Fix serious performance problems in LZ4Stream_read_internal.
I was distressed to find that reading an LZ4-compressed toc.dat
file was hundreds of times slower than it ought to be. On
investigation, the blame mostly affixes to LZ4Stream_read_overflow's
habit of memmove'ing all the remaining buffered data after each read
operation. Since reading a TOC file tends to involve a lot of small
(even one-byte) decompression calls, that amounts to an O(N^2) cost.
This could have been fixed with a minimal patch, but to my
eyes LZ4Stream_read_internal and LZ4Stream_read_overflow are
badly-written spaghetti code; in particular the eol_flag logic
is inefficient and duplicative. I chose to throw the code
away and rewrite from scratch. This version is about sixty
lines shorter as well as not having the performance issue.

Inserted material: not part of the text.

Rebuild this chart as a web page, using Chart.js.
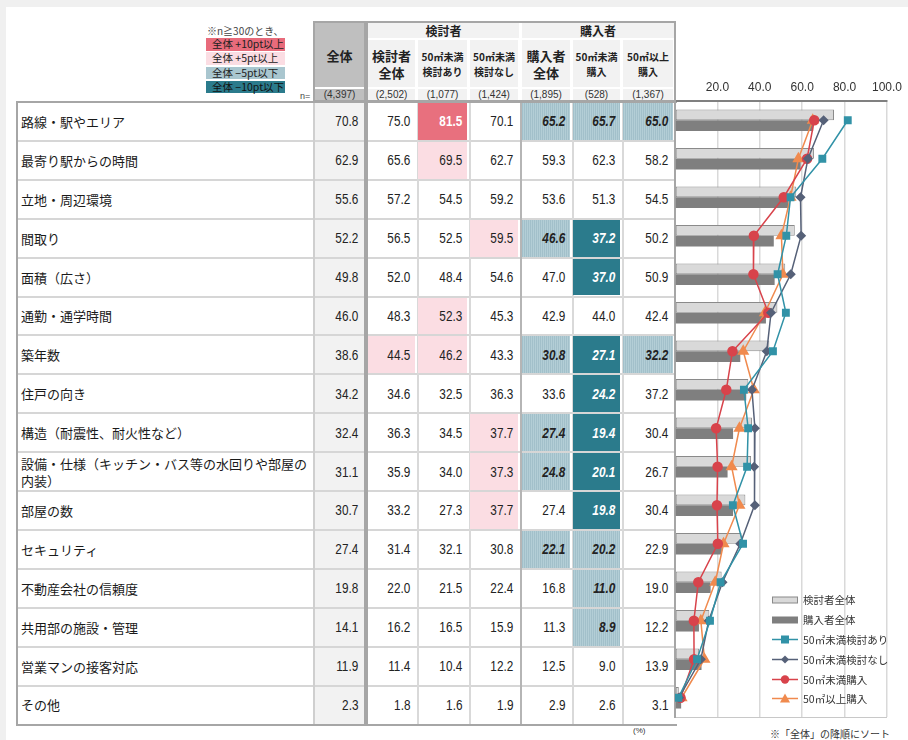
<!DOCTYPE html>
<html>
<head>
<meta charset="utf-8">
<script src="https://cdn.jsdelivr.net/npm/chart.js@4/dist/chart.umd.min.js"></script>
<style>
body { margin:0; background:#f0f0f0; width:908px; height:740px; overflow:hidden; position:relative; font-family:"Noto Sans CJK JP", sans-serif; }
.abs { position:absolute; box-sizing:border-box; }
.num { font-family:"Liberation Sans",sans-serif; font-size:14px; color:#222; display:flex; align-items:center; justify-content:flex-end; padding-right:5px; }
.num span { display:inline-block; transform:scaleX(0.84); transform-origin:right center; }
.lbl { font-size:13px; color:#1a1a1a; display:flex; align-items:center; padding-left:3px; line-height:17px; }
.hd { display:flex; align-items:center; justify-content:center; text-align:center; color:#222; font-weight:bold; }
.nn { font-family:"Liberation Sans",sans-serif; font-size:10px; color:#333; display:flex; align-items:center; justify-content:center; }
.key { font-size:10.5px; color:#222; padding-left:6px; line-height:12px; }
#legend div { height:19.8px; display:flex; align-items:center; font-size:10.5px; color:#333; }
#legend svg { margin-right:5px; }
</style>
</head>
<body>
<div class="abs" style="left:6px;top:7px;width:902px;height:733px;background:#fff"></div>
<div id="table"></div>
<div class="abs" style="left:665px;top:75px;width:243px;height:649px"><canvas id="chart"></canvas></div>
<div id="legend" class="abs" style="left:772px;top:590px"></div>
<script>
// 重視した項目（%）
var categories = ["路線・駅やエリア", "最寄り駅からの時間", "立地・周辺環境", "間取り", "面積（広さ）", "通勤・通学時間", "築年数", "住戸の向き", "構造（耐震性、耐火性など）", "設備・仕様（キッチン・バス等の水回りや部屋の内装）", "部屋の数", "セキュリティ", "不動産会社の信頼度", "共用部の施設・管理", "営業マンの接客対応", "その他"];
var total         = [70.8, 62.9, 55.6, 52.2, 49.8, 46.0, 38.6, 34.2, 32.4, 31.1, 30.7, 27.4, 19.8, 14.1, 11.9, 2.3];
var considerAll   = [75.0, 65.6, 57.2, 56.5, 52.0, 48.3, 44.5, 34.6, 36.3, 35.9, 33.2, 31.4, 22.0, 16.2, 11.4, 1.8];
var considerUnder = [81.5, 69.5, 54.5, 52.5, 48.4, 52.3, 46.2, 32.5, 34.5, 34.0, 27.3, 32.1, 21.5, 16.5, 10.4, 1.6];
var considerNot   = [70.1, 62.7, 59.2, 59.5, 54.6, 45.3, 43.3, 36.3, 37.7, 37.3, 37.7, 30.8, 22.4, 15.9, 12.2, 1.9];
var buyerAll      = [65.2, 59.3, 53.6, 46.6, 47.0, 42.9, 30.8, 33.6, 27.4, 24.8, 27.4, 22.1, 16.8, 11.3, 12.5, 2.9];
var buyerUnder    = [65.7, 62.3, 51.3, 37.2, 37.0, 44.0, 27.1, 24.2, 19.4, 20.1, 19.8, 20.2, 11.0, 8.9, 9.0, 2.6];
var buyerOver     = [65.0, 58.2, 54.5, 50.2, 50.9, 42.4, 32.2, 37.2, 30.4, 26.7, 30.4, 22.9, 19.0, 12.2, 13.9, 3.1];
var sampleSizes   = ["(4,397)", "(2,502)", "(1,077)", "(1,424)", "(1,895)", "(528)", "(1,367)"];
var columnHeads   = ["全体", "検討者<br>全体", "50㎡未満<br>検討あり", "50㎡未満<br>検討なし", "購入者<br>全体", "50㎡未満<br>購入", "50㎡以上<br>購入"];
var groupHeads    = ["検討者", "購入者"];
var keyLabels     = ["全体 +10pt以上", "全体 +5pt以上", "全体 −5pt以下", "全体 −10pt以下"];

var columns = [total, considerAll, considerUnder, considerNot, buyerAll, buyerUnder, buyerOver];
var colLeft  = [315, 368, 418, 470, 522, 573, 623];
var colRight = [364, 417, 469, 520, 572, 622, 675];
var rowTop = 102, rowH = 38.9;
var keyStyles = [
    "background:#e86b7b;color:#222",
    "background:#fbdde3;color:#222",
    "background:#a9c6cf;color:#222",
    "background:#2b7b8c;color:#111"
];

var html = [];
function box(l, t, w, h, style, cls, text)
{
    html.push('<div class="abs ' + (cls || '') + '" style="left:' + l + 'px;top:' + t + 'px;width:' + w + 'px;height:' + h + 'px;' + (style || '') + '">' + (text || '') + '</div>');
}

// 凡例（色分けルール）
box(207, 25, 100, 12, "font-size:10px;color:#444;line-height:12px", "", "※n≧30のとき、");
keyLabels.map((k, i) => {
    box(206, 38 + i * 14.3, 79, 12.5, keyStyles[i], "key", k);
});

// ヘッダー
box(313, 21, 363, 81, "border:2px solid #a6a6a6;background:#fff");
box(364, 23, 4, 77, "background:#a6a6a6");
box(315, 23, 49, 64, "background:#bfbfbf;font-size:13px", "hd", columnHeads[0]);
box(315, 89, 49, 11, "background:#bfbfbf", "nn", sampleSizes[0]);
box(368, 23, 151, 15, "background:#f2f2f2;font-size:12px", "hd", groupHeads[0]);
box(522, 23, 152, 15, "background:#f2f2f2;font-size:12px", "hd", groupHeads[1]);
for (var j = 1; j < 7; j++)
{
    var w = colRight[j] - colLeft[j] - 2;
    var big = (j == 1 || j == 4);
    box(colLeft[j], 40, w, 47, "background:#f2f2f2;line-height:" + (big ? 17 : 15) + "px;font-size:" + (big ? 13 : 10) + "px", "hd", columnHeads[j]);
    box(colLeft[j], 89, w, 11, "background:#f2f2f2", "nn", sampleSizes[j]);
}
box(300, 91, 14, 10, "font-size:9px;color:#444;font-family:Liberation Sans", "", "n=");

// 表本体
box(16, 101, 661, 625, "border:2px solid #a6a6a6;border-right:none;background:#fff");
box(315, 103, 49, 621, "background:#f2f2f2");
for (var i = 1; i < 16; i++)
{
    box(18, rowTop + i * rowH - 1, 657, 2, "background:#d6d6d6");
}
box(313, 103, 2, 621, "background:#cfcfcf");
box(364, 103, 4, 621, "background:#a6a6a6");
[417, 469, 572, 622].map(x => box(x, 103, 2, 621, "background:#d9d9d9"));
box(520, 103, 2, 621, "background:#b5b5b5");

categories.map((c, i) => {
    var t = rowTop + i * rowH;
    box(18, t + 1, 294, rowH - 2, "", "lbl", c);
    columns.map((col, j) => {
        var v = col[i];
        var diff = Math.round((v - total[i]) * 10) / 10;
        var style = "";
        if (j > 0 && diff >= 10) style = "background:#e8707e;color:#fff;font-weight:bold";
        else if (j > 0 && diff >= 5) style = "background:#fbdde3";
        else if (j > 0 && diff <= -10) style = "background:#2b7b8c;color:#fff;font-weight:bold;font-style:italic";
        else if (j > 0 && diff <= -5) style = "background:repeating-linear-gradient(90deg,#a2c0ca 0 1px,#b3ced6 1px 2px);font-weight:bold;font-style:italic";
        var w = colRight[j] - colLeft[j] - (j == 0 ? 1 : 2);
        box(colLeft[j], t + 1, w, rowH - 2, style, "num", "<span>" + v.toFixed(1) + "</span>");
    });
});

box(633, 726, 20, 12, "font-size:8px;color:#333;font-family:Liberation Sans", "", "(%)");
box(770, 726, 130, 14, "font-size:10px;color:#333", "", "※「全体」の降順にソート");
document.getElementById("table").innerHTML = html.join("");

// グラフ
var chart = new Chart(document.getElementById("chart"), {
    type: "bar",
    data: {
        labels: categories,
        datasets: [
            {label: "検討者全体", data: considerAll, backgroundColor: "#d9d9d9", borderColor: "#8a8a8a", borderWidth: 1, borderSkipped: false, categoryPercentage: 0.56, barPercentage: 1, order: 2},
            {label: "購入者全体", data: buyerAll, backgroundColor: "#7f7f7f", categoryPercentage: 0.56, barPercentage: 1, order: 2},
            {type: "line", label: "50㎡未満検討あり", data: considerUnder, borderColor: "#3192a7", backgroundColor: "#3192a7", pointStyle: "rect", pointRadius: 4.5, borderWidth: 1.5, order: 1},
            {type: "line", label: "50㎡未満検討なし", data: considerNot, borderColor: "#566178", backgroundColor: "#566178", pointStyle: "rectRot", pointRadius: 4, borderWidth: 1.5, order: 1},
            {type: "line", label: "50㎡未満購入", data: buyerUnder, borderColor: "#d8434b", backgroundColor: "#d8434b", pointStyle: "circle", pointRadius: 4.5, borderWidth: 1.5, order: 1},
            {type: "line", label: "50㎡以上購入", data: buyerOver, borderColor: "#f08a4e", backgroundColor: "#f08a4e", pointStyle: "triangle", pointRadius: 5.5, borderWidth: 1.5, order: 1}
        ]
    },
    options: {
        indexAxis: "y",
        responsive: true,
        maintainAspectRatio: false,
        animation: false,
        devicePixelRatio: 1,
        layout: {padding: {left: 10, right: 17, top: 0, bottom: 0}},
        plugins: {legend: {display: false}, tooltip: {enabled: false}},
        scales: {
            x: {
                position: "top", min: 0, max: 100,
                ticks: {stepSize: 20, padding: 6, color: "#333", font: {family: "Liberation Sans", size: 12},
                    callback: v => v == 0 ? "" : v.toFixed(1)},
                grid: {color: "#d9d9d9", lineWidth: 1.5, drawTicks: false},
                border: {color: "#808080", width: 2},
                afterFit: s => { s.height = 26; }
            },
            x2: {
                position: "bottom", min: 0, max: 100,
                ticks: {display: false}, grid: {display: false, drawTicks: false},
                border: {color: "#c8c8c8", width: 1},
                afterFit: s => { s.height = 0; }
            },
            y: {
                ticks: {display: false},
                grid: {display: false, drawTicks: false},
                border: {color: "#a6a6a6", width: 2},
                afterFit: s => { s.width = 0; }
            }
        }
    }
});

// 凡例
function marker(ds)
{
    var c = ds.borderColor;
    if (ds.type != "line")
        return '<svg width="26" height="8"><rect x="0.5" y="1" width="25" height="6" fill="' + ds.backgroundColor + '" stroke="' + (ds.borderWidth ? ds.borderColor : ds.backgroundColor) + '"/></svg>';
    var m = "";
    if (ds.pointStyle == "rect") m = '<rect x="9" y="1.5" width="8" height="8" fill="' + c + '"/>';
    if (ds.pointStyle == "rectRot") m = '<polygon points="13,1.5 17,5.5 13,9.5 9,5.5" fill="' + c + '"/>';
    if (ds.pointStyle == "circle") m = '<circle cx="13" cy="5.5" r="4.2" fill="' + c + '"/>';
    if (ds.pointStyle == "triangle") m = '<polygon points="13,0.5 18,9.5 8,9.5" fill="' + c + '"/>';
    return '<svg width="26" height="11"><line x1="0" y1="5.5" x2="26" y2="5.5" stroke="' + c + '" stroke-width="1.5"/>' + m + '</svg>';
}
document.getElementById("legend").innerHTML = chart.data.datasets.map(ds =>
    '<div>' + marker(ds) + ds.label + '</div>').join("");
</script>
</body>
</html>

Fortunately, AFAICT the only way to get to this problem is to
manually LZ4-compress the toc.dat and/or blobs.toc files within a
directory-style archive; in the main data files, we read blocks
that are large enough that the O(N^2) behavior doesn't manifest.
Few people do that, which likely explains the lack of field
complaints. Otherwise this performance bug might be considered
bad enough to warrant back-patching.
Author: Tom Lane <tgl@sss.pgh.pa.us>
Reviewed-by: Chao Li <li.evan.chao@gmail.com>
Discussion: https://postgr.es/m/3515357.1760128017@sss.pgh.pa.us
Branch
------
master
Details
-------
https://git.postgresql.org/pg/commitdiff/1f8062dd9668572d66549fc798a7d2057aa34ee1
Modified Files
--------------
src/bin/pg_dump/compress_lz4.c | 242 +++++++++++++++--------------------------
1 file changed, 89 insertions(+), 153 deletions(-)